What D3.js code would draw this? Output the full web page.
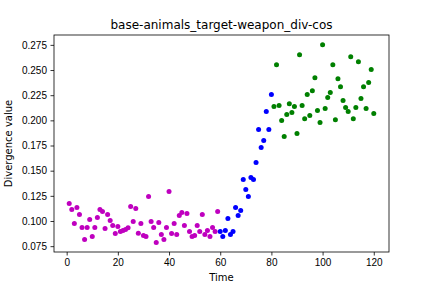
<!DOCTYPE html>
<html>
  <head>
    <meta charset="utf-8" />
    <title>base-animals_target-weapon_div-cos</title>
    <style>
      body { margin: 0; background: #fff; }
      svg { display: block; font-family: "DejaVu Sans", sans-serif; }
      .axis text { font-size: 10px; fill: #000; }
      .axis line { stroke: #000; stroke-width: 0.8; }
      .axis path { display: none; }
    </style>
  </head>
  <body>
    <div id="chart"></div>
    <script src="https://d3js.org/d3.v7.min.js"></script>
    <script>
      // divergence values per time step, three phases
      var magentaValues = [
        0.1174, 0.1114, 0.0975, 0.1134, 0.1065, 0.0936, 0.0816, 0.0936, 0.1015, 0.0846,
        0.0936, 0.1035, 0.1114, 0.1094, 0.0926, 0.1065, 0.1005, 0.0955, 0.0876, 0.0946,
        0.0896, 0.0906, 0.0916, 0.0932, 0.1144, 0.0995, 0.1124, 0.0879, 0.0975, 0.0856,
        0.0846, 0.1243, 0.0995, 0.0936, 0.0787, 0.0985, 0.0866, 0.0816, 0.0936, 0.1293,
        0.0876, 0.0975, 0.0866, 0.1055, 0.1084, 0.0955, 0.1075, 0.0896, 0.0846, 0.0856,
        0.0955, 0.0896, 0.1065, 0.0866, 0.0906, 0.0846, 0.0936, 0.0896, 0.1094
      ];
      var blueValues = [
        0.0896, 0.0846, 0.0906, 0.1025, 0.0866, 0.0896, 0.1134, 0.1055, 0.1104, 0.1412,
        0.1313, 0.1243, 0.1432, 0.1412, 0.1581, 0.1908, 0.1730, 0.1799, 0.2087, 0.1908,
        0.2256
      ];
      var greenValues = [
        0.2137, 0.2553, 0.2147, 0.1998, 0.1839, 0.2057, 0.2166, 0.2077, 0.2137, 0.1869,
        0.2653, 0.2147, 0.2017, 0.2256, 0.2047, 0.2295, 0.2424, 0.2097, 0.1978, 0.2752,
        0.2117, 0.2226, 0.2276, 0.2553, 0.2007, 0.2414, 0.2335, 0.2196, 0.2127, 0.2087,
        0.2633, 0.2017, 0.2127, 0.2583, 0.2216, 0.2335, 0.2117, 0.2375, 0.2504, 0.2067
      ];
      var magentaStart = 1, blueStart = 60, greenStart = 81;
      var xTicks = [0, 20, 40, 60, 80, 100, 120];
      var yTicks = [0.075, 0.1, 0.125, 0.15, 0.175, 0.2, 0.225, 0.25, 0.275];

      var series = [
        { color: "#bf00bf", start: magentaStart, values: magentaValues },
        { color: "#0000ff", start: blueStart, values: blueValues },
        { color: "#008000", start: greenStart, values: greenValues }
      ];

      var width = 432, height = 288;
      var margin = { top: 35, right: 43, bottom: 36, left: 54 };

      var svg = d3.select("#chart").append("svg")
        .attr("width", width)
        .attr("height", height);

      var x = d3.scaleLinear()
        .domain([-4.95, 125.95])
        .range([margin.left, width - margin.right]);

      var y = d3.scaleLinear()
        .domain([0.0692, 0.2848])
        .range([height - margin.bottom, margin.top]);

      // points
      series.forEach(function (s) {
        svg.append("g")
          .selectAll("circle")
          .data(s.values)
          .enter()
          .append("circle")
          .attr("cx", function (d, i) { return x(s.start + i); })
          .attr("cy", function (d) { return y(d); })
          .attr("r", 2.5)
          .attr("fill", s.color);
      });

      // axes
      svg.append("g")
        .attr("class", "axis")
        .attr("transform", "translate(0," + (height - margin.bottom) + ")")
        .call(d3.axisBottom(x).tickValues(xTicks).tickSize(3.5).tickPadding(3.5)
          .tickFormat(d3.format("d")));

      svg.append("g")
        .attr("class", "axis")
        .attr("transform", "translate(" + margin.left + ",0)")
        .call(d3.axisLeft(y).tickValues(yTicks).tickSize(3.5).tickPadding(3.5)
          .tickFormat(d3.format(".3f")));

      // frame
      svg.append("rect")
        .attr("x", margin.left)
        .attr("y", margin.top)
        .attr("width", width - margin.left - margin.right)
        .attr("height", height - margin.top - margin.bottom)
        .attr("fill", "none")
        .attr("stroke", "#000")
        .attr("stroke-width", 0.8);

      // labels
      svg.append("text")
        .attr("x", (margin.left + width - margin.right) / 2)
        .attr("y", 29)
        .attr("text-anchor", "middle")
        .style("font-size", "12px")
        .text("base-animals_target-weapon_div-cos");

      svg.append("text")
        .attr("x", (margin.left + width - margin.right) / 2)
        .attr("y", 281)
        .attr("text-anchor", "middle")
        .style("font-size", "10px")
        .text("Time");

      svg.append("text")
        .attr("transform", "translate(12," + (margin.top + height - margin.bottom) / 2 + ") rotate(-90)")
        .attr("text-anchor", "middle")
        .style("font-size", "10px")
        .text("Divergence value");
    </script>
  </body>
</html>
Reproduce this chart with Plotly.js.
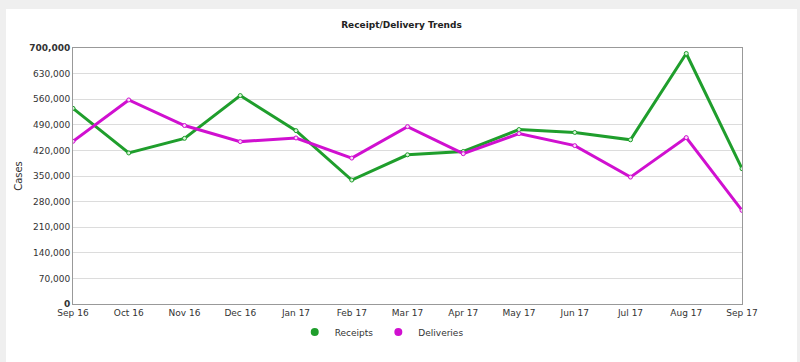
<!DOCTYPE html>
<html>
<head>
<meta charset="utf-8">
<script src="https://cdn.plot.ly/plotly-3.0.1.min.js"></script>
<style>
html,body{margin:0;padding:0;background:#efefef;width:800px;height:362px;overflow:hidden;}
#chart{position:absolute;left:6px;top:9px;width:791px;height:353px;background:#fff;}
</style>
</head>
<body>
<div id="chart"></div>
<script>
const months = ["Sep 16","Oct 16","Nov 16","Dec 16","Jan 17","Feb 17","Mar 17","Apr 17","May 17","Jun 17","Jul 17","Aug 17","Sep 17"];
const receipts = [535000, 413000, 453000, 570000, 474000, 339000, 408000, 417000, 477000, 469000, 449000, 685000, 370000];
const deliveries = [445000, 558000, 488000, 444000, 454000, 399000, 485000, 411000, 466000, 433000, 347000, 455000, 256000];
const yTicks = [0, 70000, 140000, 210000, 280000, 350000, 420000, 490000, 560000, 630000, 700000];
const yTickText = ["<b>0</b>","70,000","140,000","210,000","280,000","350,000","420,000","490,000","560,000","630,000","<b>700,000</b>"];

const green = "#1f9e2c";
const magenta = "#d010d0";

const traces = [
  {x: months, y: receipts, name: "Receipts", mode: "lines+markers", showlegend: false,
   line: {color: green, width: 3}, marker: {size: 4, color: "#d8f5d8", line: {color: green, width: 1}}},
  {x: months, y: deliveries, name: "Deliveries", mode: "lines+markers", showlegend: false,
   line: {color: magenta, width: 3}, marker: {size: 4, color: "#f8d8f8", line: {color: magenta, width: 1}}},
  {x: [null], y: [null], name: "Receipts", mode: "markers", marker: {size: 8, color: green}},
  {x: [null], y: [null], name: "Deliveries", mode: "markers", marker: {size: 8, color: magenta}}
];

const layout = {
  width: 791, height: 353,
  paper_bgcolor: "#ffffff", plot_bgcolor: "#ffffff",
  margin: {l: 67, r: 55, t: 39, b: 58},
  font: {family: "DejaVu Sans, Verdana, sans-serif", size: 9, color: "#333"},
  title: {text: "<b>Receipt/Delivery Trends</b>", font: {size: 9, color: "#222"}, x: 0.5, xanchor: "center", y: 0.955, yanchor: "middle"},
  xaxis: {type: "category", range: [0, 12], showgrid: false, zeroline: false,
    showline: true, linecolor: "#999", linewidth: 1, mirror: true, ticks: "", tickfont: {size: 9, color: "#333"}},
  yaxis: {range: [0, 700000], tickvals: yTicks, ticktext: yTickText, showgrid: true, gridcolor: "#dcdcdc",
    zeroline: false, showline: true, linecolor: "#999", linewidth: 1, mirror: true, ticks: "",
    tickfont: {size: 9, color: "#333"},
    title: {text: "Cases", font: {size: 10, color: "#333"}, standoff: 4}},
  legend: {orientation: "h", xref: "container", yref: "container", x: 0.475, xanchor: "center", y: 0.085, yanchor: "middle",
    font: {size: 9, color: "#333"}, itemwidth: 30, tracegroupgap: 0, bgcolor: "rgba(0,0,0,0)"},
  showlegend: true
};

Plotly.newPlot("chart", traces, layout, {displayModeBar: false, staticPlot: true});
</script>
</body>
</html>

+--

*What this task involves:* Every line containing the string "chart" must be listed.

*Task response:*
    <div id="chart"></div>
      var svg = d3.select("#chart").append("svg")
Reproduce this chart with Plotly.js.
#chart{position:absolute;left:6px;top:9px;width:791px;height:353px;background:#fff;}
<div id="chart"></div>
Plotly.newPlot("chart", traces, layout, {displayModeBar: false, staticPlot: true});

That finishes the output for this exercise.